In 1969, Muriel McKay was kidnapped in Wimbledon, South London. Her mysterious disappearance sparked a major investigation and became known as Britain’s first kidnap and ransom case. The story that shook the nation is the topic of Sky’s latest must-watch documentary The Wimbledon Kidnapping, which also delves into the capture and convictions of brothers Arthur and Nizamodeen Hosein who were later found guilty of Muriel’s kidnap and murder. But, where are the Hosein brothers today?
Per Forbes, Arthur and Nizamodeen were identified as McKay’s kidnappers in February 1970. Prior to their capture, Muriel’s husband, Alick, had received phone calls from an unidentified man who claimed to be part of “Mafia, Group 3, from America.” The mysterious caller demanded £1 million from Alick in exchange for his wife’s safe return, and it was later established that Muriel had been kidnapped by mistake — the real target being the wife of the media tycoon, Rupert Murdoch.
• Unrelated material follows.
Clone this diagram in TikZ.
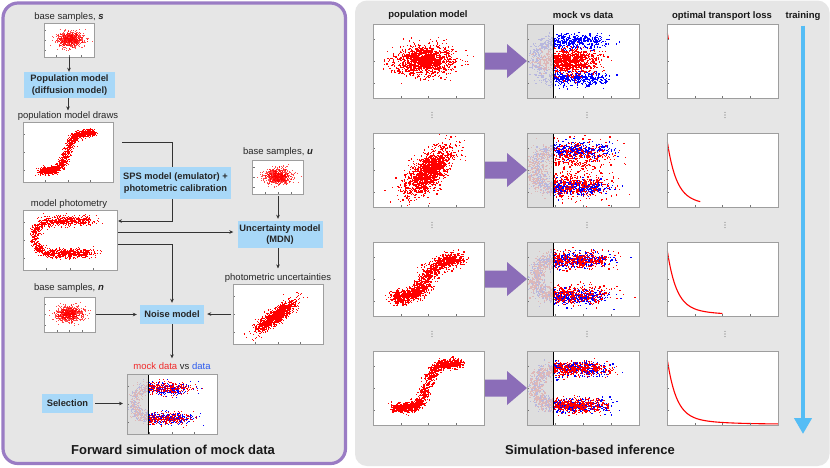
\documentclass[tikz,border=0pt]{standalone}
\usepackage{fontspec}
\setmainfont{Liberation Sans}
\usetikzlibrary{arrows.meta,calc}
\definecolor{panelgray}{HTML}{E6E6E6}
\definecolor{panelpurple}{HTML}{9A7CC4}
\definecolor{arrowpurple}{HTML}{8B6DB8}
\definecolor{boxblue}{HTML}{A8D8F8}
\definecolor{trainblue}{HTML}{55BDF5}
\definecolor{plotframe}{HTML}{9E9E9E}
\definecolor{ptred}{HTML}{FF0000}
\definecolor{ptblue}{HTML}{0000FF}
\definecolor{txtred}{HTML}{F02A2A}
\definecolor{txtblue}{HTML}{2B5BEF}
\definecolor{selgray}{HTML}{D9D9D9}
% ---------- random generators (set \myu, \myv in plot fractions, v downward)
\newcommand\setgauss[1]{\pgfmathsetmacro#1{sqrt(-2*ln(0.0008+0.9992*rnd))*cos(360*rnd)}}
\newcommand\genBlob[4]{%
  \setgauss\gA\setgauss\gB
  \pgfmathsetmacro\myu{#1+#3*\gA}%
  \pgfmathsetmacro\myv{#2+#4*\gB}}
\newcommand\genCorr[6]{%
  \setgauss\gA\setgauss\gB
  \pgfmathsetmacro\myu{#1+#3*\gA+#5*\gB}%
  \pgfmathsetmacro\myv{#2+#4*\gA+#6*\gB}}
\newcommand\genS[5]{%
  \setgauss\gA\setgauss\gB
  \pgfmathsetmacro\myt{rnd}%
  \pgfmathsetmacro\myu{0.2+0.58*\myt+#2*\gA}%
  \pgfmathsetmacro\myv{#4-(#4-#5)/(1+exp(-#1*(\myt-0.5)))+#3*\gB}}
\newcommand\genH[7]{%
  \setgauss\gA\setgauss\gB
  \pgfmathsetmacro\myr{rnd}%
  \pgfmathsetmacro\mysg{2*(rnd<0.5)-1}%
  \pgfmathsetmacro\myang{min(\myr/0.3,1)*90}%
  \pgfmathsetmacro\myu{#1+#2*(1-cos(\myang))+#5*max(\myr-0.3,0)/0.7+(#6)*(1+2*\myr)*\gA}%
  \pgfmathsetmacro\myv{#3+\mysg*#4*sin(\myang)+#7*\gB}}
% ---------- scatter into a plot node: chunks of 100 dots, one path per chunk
\newcommand\scat[7]{%
  \begin{scope}
    \clip (#1.south west) rectangle (#1.north east);
    \begin{scope}[shift={(#1.north west)},x=#2pt,y=-#3pt]
      \foreach \k in {1,...,#4}{%
        \draw[#5,line width=#6pt,line cap=rect] \foreach \i in {1,...,100}{\pgfextra{#7\global\let\gu\myu\global\let\gv\myv}
          (\gu,\gv) -- ++(0.02pt,0pt)};
      }
    \end{scope}
  \end{scope}}
\newcommand\plotticks[1]{%
  \foreach \f in {0.2,0.5,0.8}{\draw[tickc] ($(#1.north west)!\f!(#1.south west)$) -- ++(2,0);}
  \foreach \f in {0.25,0.5,0.75}{\draw[tickc] ($(#1.south west)!\f!(#1.south east)$) -- ++(0,-2);}}
\newcommand\frameit[1]{\draw[plotframe,line width=0.8pt] (#1.south west) rectangle (#1.north east);}
\newcommand\mockveil[1]{%
  \fill[selgray,opacity=0.85] (#1.north west) rectangle ($(#1.south west)!0.235!(#1.south east)$);
  \draw[black,line width=1.3pt] ($(#1.north west)!0.235!(#1.north east)$) -- ($(#1.south west)!0.235!(#1.south east)$);}
\newcommand\losscurve[2]{%
  \begin{scope}[shift={(#1.north west)},x=111pt,y=-74pt]
    \draw[ptred,line width=1.1pt] plot[domain=0.004:#2,samples=60,smooth] (\x,{0.09+0.78*(1-exp(-\x/0.08))+0.12*(1-exp(-\x/0.3))});
  \end{scope}}
\newcommand\vdotsmark[2]{%
  \foreach \dd in {-2.6,0,2.6}{\fill[black!60] (#1,#2+\dd) circle[radius=0.55pt];}}
\newcommand\mkrow[2]{%
  \node[plotbox,minimum width=111,minimum height=74] (pop#1) at (428.5,#2) {};
  \node[plotbox,minimum width=112,minimum height=74] (mock#1) at (583,#2) {};
  \node[plotbox,minimum width=111,minimum height=74] (loss#1) at (722.5,#2) {};
  \fill[arrowpurple] ($(pop#1.east)+(0,-8.5)$) -- ($(pop#1.east)+(23,-8.5)$) -- ($(pop#1.east)+(23,-17)$)
     -- (mock#1.west) -- ($(pop#1.east)+(23,17)$) -- ($(pop#1.east)+(23,8.5)$) -- ($(pop#1.east)+(0,8.5)$) -- cycle;}
\newcommand\finrow[1]{%
  \mockveil{mock#1}
  \plotticks{pop#1}\plotticks{mock#1}\plotticks{loss#1}
  \frameit{pop#1}\frameit{mock#1}\frameit{loss#1}}
\begin{document}
\begin{tikzpicture}[x=1pt,y=-1pt,
  plotbox/.style={draw=plotframe,line width=0.8pt,fill=white,inner sep=0pt,outer sep=0pt},
  procbox/.style={fill=boxblue,inner sep=0pt,align=center,font=\bfseries\fontsize{9.3}{11.5}\selectfont,text=black!85},
  lbl/.style={font=\fontsize{9.5}{11}\selectfont,inner sep=0pt,text=black!85},
  hdr/.style={font=\bfseries\fontsize{9.5}{11}\selectfont,inner sep=0pt,text=black!90},
  ttl/.style={font=\bfseries\fontsize{13}{15}\selectfont,inner sep=0pt,text=black!90},
  tickc/.style={draw=black!55,line width=0.4pt},
  conn/.style={line width=0.7pt,draw=black!80},
  arr/.style={conn,-{Stealth[length=4pt,width=3.6pt]}}]
\useasboundingbox (0,0) rectangle (830,467);
\fill[white] (0,0) rectangle (830,467);
% panels
\draw[panelpurple,line width=3.2pt,fill=panelgray,rounded corners=15pt] (3,3) rectangle (345.5,463.5);
\fill[panelgray,rounded corners=12pt] (355,0.5) rectangle (829.5,466);

% ================= LEFT PANEL =================
\node[lbl] (lps) at (69,17) {base samples, \textbf{\textit{s}}};
\node[plotbox,minimum width=50,minimum height=34] (ps) at (69,40) {};
\node[procbox,minimum width=91,minimum height=26] (popm) at (69.5,85) {Population model\\(diffusion model)};
\node[lbl] (lpd) at (68,116) {population model draws};
\node[plotbox,minimum width=90,minimum height=60] (pd) at (68,152) {};
\node[procbox,minimum width=111,minimum height=32] (sps) at (175.5,183) {SPS model (emulator) +\\photometric calibration};
\node[lbl] (lmp) at (69,204) {model photometry};
\node[plotbox,minimum width=94,minimum height=60] (mp) at (70,240) {};
\node[lbl] (lpu) at (278,152) {base samples, \textbf{\textit{u}}};
\node[plotbox,minimum width=51,minimum height=34] (pu) at (278,177) {};
\node[procbox,minimum width=85,minimum height=27] (unc) at (280,234.5) {Uncertainty model\\(MDN)};
\node[lbl] (lpunc) at (278,278) {photometric uncertainties};
\node[plotbox,minimum width=90,minimum height=60] (punc) at (278,314) {};
\node[lbl] (lpn) at (69,288) {base samples, \textbf{\textit{n}}};
\node[plotbox,minimum width=51,minimum height=35] (pn) at (69.5,314.5) {};
\node[procbox,minimum width=64,minimum height=19] (noise) at (172,314.5) {Noise model};
\node[lbl] (lmock) at (172,366) {\textcolor{txtred}{mock data} vs \textcolor{txtblue}{data}};
\node[plotbox,minimum width=90,minimum height=60] (pm) at (172,404) {};
\node[procbox,minimum width=51,minimum height=19] (sel) at (67.5,403.5) {Selection};
\node[ttl] (t1) at (173,450) {Forward simulation of mock data};

% scatter, left
\scat{ps}{50}{34}{8}{ptred,opacity=0.7}{0.72}{\genBlob{0.52}{0.48}{0.13}{0.11}}
\scat{pu}{51}{34}{8}{ptred,opacity=0.7}{0.72}{\genBlob{0.5}{0.48}{0.13}{0.11}}
\scat{pn}{51}{35}{8}{ptred,opacity=0.7}{0.72}{\genBlob{0.5}{0.48}{0.13}{0.11}}
\scat{pd}{90}{60}{15}{ptred}{0.84}{\genS{14}{0.026}{0.03}{0.82}{0.18}}
\scat{mp}{94}{60}{15}{ptred}{0.84}{\genH{0.12}{0.16}{0.45}{0.27}{0.42}{0.02}{0.04}}
\scat{punc}{90}{60}{14}{ptred}{0.84}{\genCorr{0.48}{0.53}{0.1}{-0.12}{0.035}{0.03}}
\scat{pm}{90}{60}{8}{ptblue}{0.96}{\genH{0.08}{0.16}{0.49}{0.25}{0.42}{0.03}{0.05}}
\scat{pm}{90}{60}{8}{ptred}{0.96}{\genH{0.08}{0.16}{0.49}{0.25}{0.42}{0.03}{0.05}}
\mockveil{pm}
\foreach \nn in {ps,pu,pn,pd,mp,punc,pm}{\plotticks{\nn}\frameit{\nn}}

% connectors, left
\draw[arr] (ps.south) -- (ps.south |- popm.north);
\draw[arr,shorten >=1pt] (popm.south -| lpd.north) -- (lpd.north);
\coordinate (c1) at ($(pd.east)+(9,-10)$);
\draw[conn] (c1) -| (sps.north -| noise.north);
\coordinate (c2) at ($(mp.east)+(1,-19)$);
\draw[arr] (sps.south -| noise.north) |- (c2);
\coordinate (c3) at ($(mp.east)+(1,-8)$);
\draw[arr,shorten >=4pt] (c3) -- (c3 -| unc.west);
\coordinate (c4) at ($(mp.east)+(1,4)$);
\draw[arr,shorten >=2pt] (c4) -| (noise.north);
\draw[arr,shorten <=2pt,shorten >=2pt] (pu.south) -- (pu.south |- unc.north);
\draw[arr,shorten >=5pt] (unc.south -| lpunc.north) -- (lpunc.north);
\draw[arr,shorten <=1pt,shorten >=3pt] (pn.east) -- (pn.east -| noise.west);
\draw[arr,shorten <=2pt,shorten >=3pt] (punc.west) -- (punc.west -| noise.east);
\draw[arr,shorten >=4pt] (noise.south) -- (lmock.north);
\draw[arr,shorten <=2pt,shorten >=4pt] (sel.east) -- (sel.east -| pm.west);

% ================= RIGHT PANEL =================
\node[hdr] (h1) at (428,15) {population model};
\node[hdr] (h2) at (583,15) {mock vs data};
\node[hdr] (h3) at (722,16) {optimal transport loss};
\node[hdr] (h4) at (803,16) {training};

\mkrow{1}{61}
\mkrow{2}{170}
\mkrow{3}{279}
\mkrow{4}{388}

% row 1
\scat{pop1}{111}{74}{13}{ptred}{1.24}{\genBlob{0.47}{0.5}{0.13}{0.1}}
\scat{mock1}{112}{74}{10}{ptblue}{1.24}{\genH{0.08}{0.16}{0.49}{0.25}{0.42}{0.03}{0.05}}
\scat{mock1}{112}{74}{10}{ptred}{1.24}{\genBlob{0.37}{0.5}{0.14}{0.08}}
\losscurve{loss1}{0.012}
% row 2
\scat{pop2}{111}{74}{13}{ptred}{1.24}{\genCorr{0.5}{0.52}{0.085}{-0.16}{0.065}{0.035}}
\scat{mock2}{112}{74}{10}{ptblue}{1.24}{\genH{0.08}{0.16}{0.49}{0.25}{0.42}{0.03}{0.05}}
\scat{mock2}{112}{74}{10}{ptred}{1.24}{\genH{0.05}{0.2}{0.5}{0.2}{0.42}{0.04}{0.1}}
\losscurve{loss2}{0.3}
% row 3
\scat{pop3}{111}{74}{13}{ptred}{1.24}{\genS{10}{0.042}{0.047}{0.76}{0.22}}
\scat{mock3}{112}{74}{10}{ptblue}{1.24}{\genH{0.08}{0.16}{0.49}{0.25}{0.42}{0.03}{0.05}}
\scat{mock3}{112}{74}{10}{ptred}{1.24}{\genH{0.08}{0.16}{0.48}{0.23}{0.42}{0.035}{0.062}}
\losscurve{loss3}{0.5}
% row 4
\scat{pop4}{111}{74}{13}{ptred}{1.24}{\genS{16}{0.028}{0.03}{0.77}{0.17}}
\scat{mock4}{112}{74}{10}{ptblue}{1.24}{\genH{0.08}{0.16}{0.49}{0.25}{0.42}{0.03}{0.05}}
\scat{mock4}{112}{74}{10}{ptred}{1.24}{\genH{0.08}{0.16}{0.49}{0.245}{0.42}{0.03}{0.05}}
\losscurve{loss4}{1}

\finrow{1}\finrow{2}\finrow{3}\finrow{4}

% vertical dots
\foreach \yy in {115,225,334}{
  \vdotsmark{432}{\yy}
  \vdotsmark{587}{\yy}
  \vdotsmark{725}{\yy}
}

% training arrow
\coordinate (tbot) at (803,434);
\draw[trainblue,line width=4pt,-{Triangle[length=16pt,width=17pt]}] ([yshift=-5pt]h4.south) -- (tbot);

\node[ttl] (t2) at (590,450) {Simulation-based inference};
\end{tikzpicture}
\end{document}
Following additional ransom attempts, including several letters and further phone calls, police eventually tracked the kidnappers down after raiding a Hertfordshire farm. The men were identified as brothers Arthur and Nizamodeen Hosein. The siblings were tried for her murder at London’s Old Bailey, and, although a body was never recovered, it was speculated that McKay’s remains had been fed to animals on the Hertfordshire farm.
As the Independent reports, Arthur and Nizamodeen each served 20 years in prison for the kidnap and murder of Muriel McKay. Per The Times, Nizamodeen was deported to his native Trinidad upon his release, while his brother Arthur was held in Britain to be treated for mental health issues and eventually died in prison in 2009.
Years later, the tragic case of Muriel McKay is known as one of the most notorious in British history and, as mentioned, is the subject of Sky’s latest documentary The Wimbledon Kidnapping.
With rare testimonials from key members of the McKay family, The Wimbledon Kidnapping explores in detail the shocking kidnapping and subsequent murder of Muriel that occurred during an era of profound change in British society.
Fifty years later, Sky’s newest documentary also sheds new light on the case and the surviving Hosein brother, Nizamodeen, tells his story for the very first time.
The Wimbledon Kidnapping is coming to Sky Documentaries and NOW on August 21.